Entries supplied>

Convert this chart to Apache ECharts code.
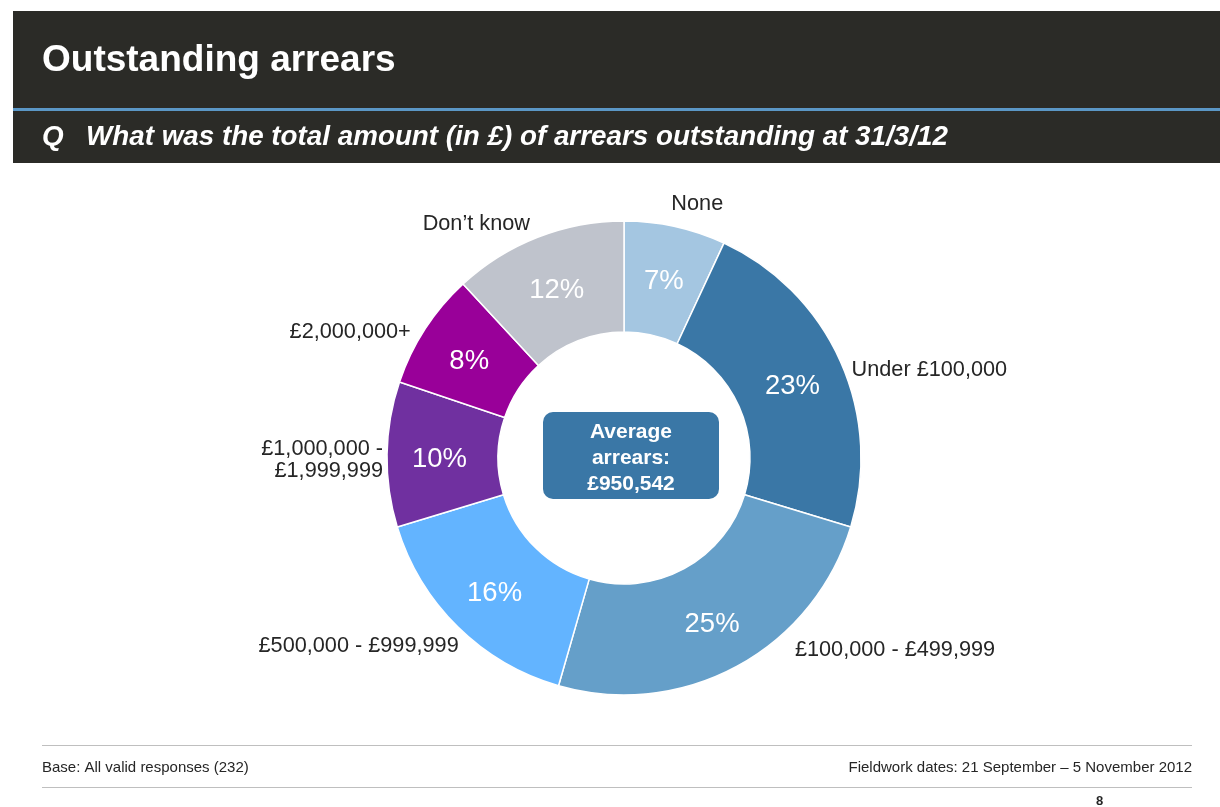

==

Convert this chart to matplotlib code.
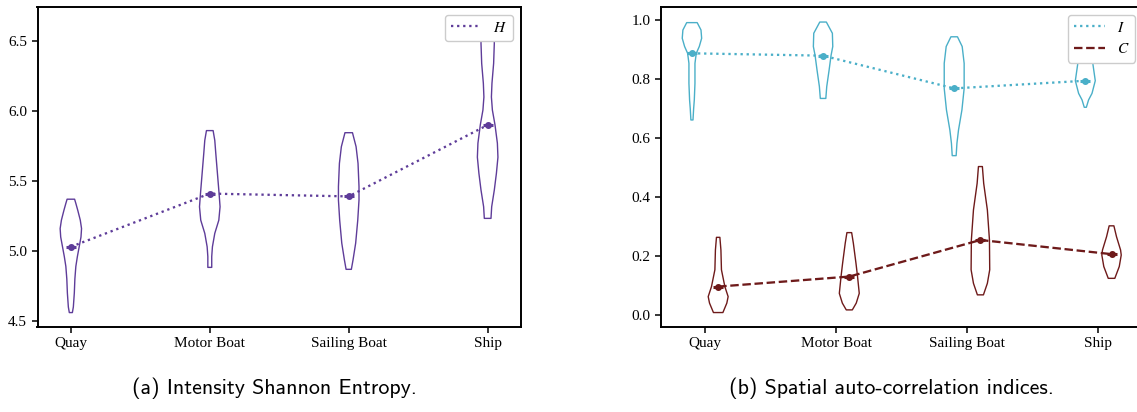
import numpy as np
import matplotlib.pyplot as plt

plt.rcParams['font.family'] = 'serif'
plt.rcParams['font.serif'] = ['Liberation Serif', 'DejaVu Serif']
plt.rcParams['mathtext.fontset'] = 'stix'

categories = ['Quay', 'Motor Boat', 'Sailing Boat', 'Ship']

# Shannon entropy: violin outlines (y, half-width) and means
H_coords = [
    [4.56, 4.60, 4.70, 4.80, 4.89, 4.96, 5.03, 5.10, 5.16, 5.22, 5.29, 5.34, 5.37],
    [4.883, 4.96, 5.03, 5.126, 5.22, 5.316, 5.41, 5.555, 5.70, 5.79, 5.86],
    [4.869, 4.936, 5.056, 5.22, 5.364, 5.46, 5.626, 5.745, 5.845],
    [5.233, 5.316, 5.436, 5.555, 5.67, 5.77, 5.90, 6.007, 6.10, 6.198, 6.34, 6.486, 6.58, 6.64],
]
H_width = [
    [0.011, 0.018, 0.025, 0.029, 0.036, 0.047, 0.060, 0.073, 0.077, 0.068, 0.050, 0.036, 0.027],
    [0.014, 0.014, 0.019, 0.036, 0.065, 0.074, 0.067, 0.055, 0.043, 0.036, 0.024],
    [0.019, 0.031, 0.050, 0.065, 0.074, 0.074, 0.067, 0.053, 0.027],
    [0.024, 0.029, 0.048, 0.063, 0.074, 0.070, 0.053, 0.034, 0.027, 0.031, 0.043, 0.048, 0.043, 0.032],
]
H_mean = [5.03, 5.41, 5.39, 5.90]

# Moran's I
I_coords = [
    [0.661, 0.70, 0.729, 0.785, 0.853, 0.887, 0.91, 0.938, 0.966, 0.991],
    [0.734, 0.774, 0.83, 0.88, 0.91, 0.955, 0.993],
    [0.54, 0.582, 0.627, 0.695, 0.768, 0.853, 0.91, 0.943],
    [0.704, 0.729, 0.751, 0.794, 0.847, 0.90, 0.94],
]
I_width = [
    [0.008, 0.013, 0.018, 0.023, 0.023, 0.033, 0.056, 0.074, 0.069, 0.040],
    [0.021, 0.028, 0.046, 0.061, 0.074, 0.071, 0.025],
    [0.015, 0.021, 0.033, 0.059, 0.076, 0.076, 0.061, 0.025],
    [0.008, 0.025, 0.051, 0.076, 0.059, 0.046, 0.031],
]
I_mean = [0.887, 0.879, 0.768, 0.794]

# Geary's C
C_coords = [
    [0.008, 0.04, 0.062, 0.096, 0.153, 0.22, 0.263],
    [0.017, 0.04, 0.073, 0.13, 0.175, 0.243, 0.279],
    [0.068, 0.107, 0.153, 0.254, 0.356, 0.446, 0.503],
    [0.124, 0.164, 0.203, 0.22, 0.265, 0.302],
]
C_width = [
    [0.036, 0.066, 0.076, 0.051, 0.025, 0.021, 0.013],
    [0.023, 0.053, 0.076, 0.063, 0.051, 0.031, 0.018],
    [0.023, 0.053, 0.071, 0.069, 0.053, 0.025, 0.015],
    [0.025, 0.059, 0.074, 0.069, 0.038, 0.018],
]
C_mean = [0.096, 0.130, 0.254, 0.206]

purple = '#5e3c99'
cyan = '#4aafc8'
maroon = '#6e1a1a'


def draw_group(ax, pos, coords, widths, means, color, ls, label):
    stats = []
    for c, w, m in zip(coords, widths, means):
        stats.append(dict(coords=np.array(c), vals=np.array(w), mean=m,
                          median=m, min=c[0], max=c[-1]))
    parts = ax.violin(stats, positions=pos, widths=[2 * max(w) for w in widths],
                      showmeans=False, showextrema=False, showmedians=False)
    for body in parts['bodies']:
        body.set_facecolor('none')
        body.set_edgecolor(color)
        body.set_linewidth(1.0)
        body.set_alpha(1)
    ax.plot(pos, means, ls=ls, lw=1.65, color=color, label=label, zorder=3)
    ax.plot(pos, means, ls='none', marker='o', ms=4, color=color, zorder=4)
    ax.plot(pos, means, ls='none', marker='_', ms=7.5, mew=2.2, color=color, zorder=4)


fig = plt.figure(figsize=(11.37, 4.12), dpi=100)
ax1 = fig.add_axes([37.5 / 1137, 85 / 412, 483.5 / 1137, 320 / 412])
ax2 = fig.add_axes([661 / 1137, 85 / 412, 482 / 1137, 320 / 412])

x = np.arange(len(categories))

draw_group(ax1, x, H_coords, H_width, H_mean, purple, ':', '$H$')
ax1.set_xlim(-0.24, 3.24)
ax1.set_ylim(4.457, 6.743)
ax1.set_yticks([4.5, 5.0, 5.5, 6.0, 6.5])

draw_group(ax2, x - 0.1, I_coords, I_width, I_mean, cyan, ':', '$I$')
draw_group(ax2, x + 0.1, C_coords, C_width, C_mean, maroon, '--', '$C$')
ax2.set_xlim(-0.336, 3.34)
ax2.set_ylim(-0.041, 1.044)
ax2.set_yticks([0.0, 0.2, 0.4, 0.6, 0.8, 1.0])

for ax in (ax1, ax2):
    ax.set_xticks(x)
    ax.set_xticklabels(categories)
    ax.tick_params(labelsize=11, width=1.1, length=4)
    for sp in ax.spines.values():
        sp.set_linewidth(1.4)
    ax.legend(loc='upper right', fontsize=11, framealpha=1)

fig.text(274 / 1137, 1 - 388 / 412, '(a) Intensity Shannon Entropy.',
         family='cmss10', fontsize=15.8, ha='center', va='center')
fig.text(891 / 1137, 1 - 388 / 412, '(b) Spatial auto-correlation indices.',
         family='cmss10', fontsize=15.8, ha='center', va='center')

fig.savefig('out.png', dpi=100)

Task requirements> Print exactly what appears from the line holding "Convert this chart to matplotlib code." down to the line holding "H_mean = [5.03, 5.41, 5.39, 5.90]", both ends kept, leaving out the pictures.

Task answer>
Convert this chart to matplotlib code.
import numpy as np
import matplotlib.pyplot as plt

plt.rcParams['font.family'] = 'serif'
plt.rcParams['font.serif'] = ['Liberation Serif', 'DejaVu Serif']
plt.rcParams['mathtext.fontset'] = 'stix'

categories = ['Quay', 'Motor Boat', 'Sailing Boat', 'Ship']

# Shannon entropy: violin outlines (y, half-width) and means
H_coords = [
    [4.56, 4.60, 4.70, 4.80, 4.89, 4.96, 5.03, 5.10, 5.16, 5.22, 5.29, 5.34, 5.37],
    [4.883, 4.96, 5.03, 5.126, 5.22, 5.316, 5.41, 5.555, 5.70, 5.79, 5.86],
    [4.869, 4.936, 5.056, 5.22, 5.364, 5.46, 5.626, 5.745, 5.845],
    [5.233, 5.316, 5.436, 5.555, 5.67, 5.77, 5.90, 6.007, 6.10, 6.198, 6.34, 6.486, 6.58, 6.64],
]
H_width = [
    [0.011, 0.018, 0.025, 0.029, 0.036, 0.047, 0.060, 0.073, 0.077, 0.068, 0.050, 0.036, 0.027],
    [0.014, 0.014, 0.019, 0.036, 0.065, 0.074, 0.067, 0.055, 0.043, 0.036, 0.024],
    [0.019, 0.031, 0.050, 0.065, 0.074, 0.074, 0.067, 0.053, 0.027],
    [0.024, 0.029, 0.048, 0.063, 0.074, 0.070, 0.053, 0.034, 0.027, 0.031, 0.043, 0.048, 0.043, 0.032],
]
H_mean = [5.03, 5.41, 5.39, 5.90]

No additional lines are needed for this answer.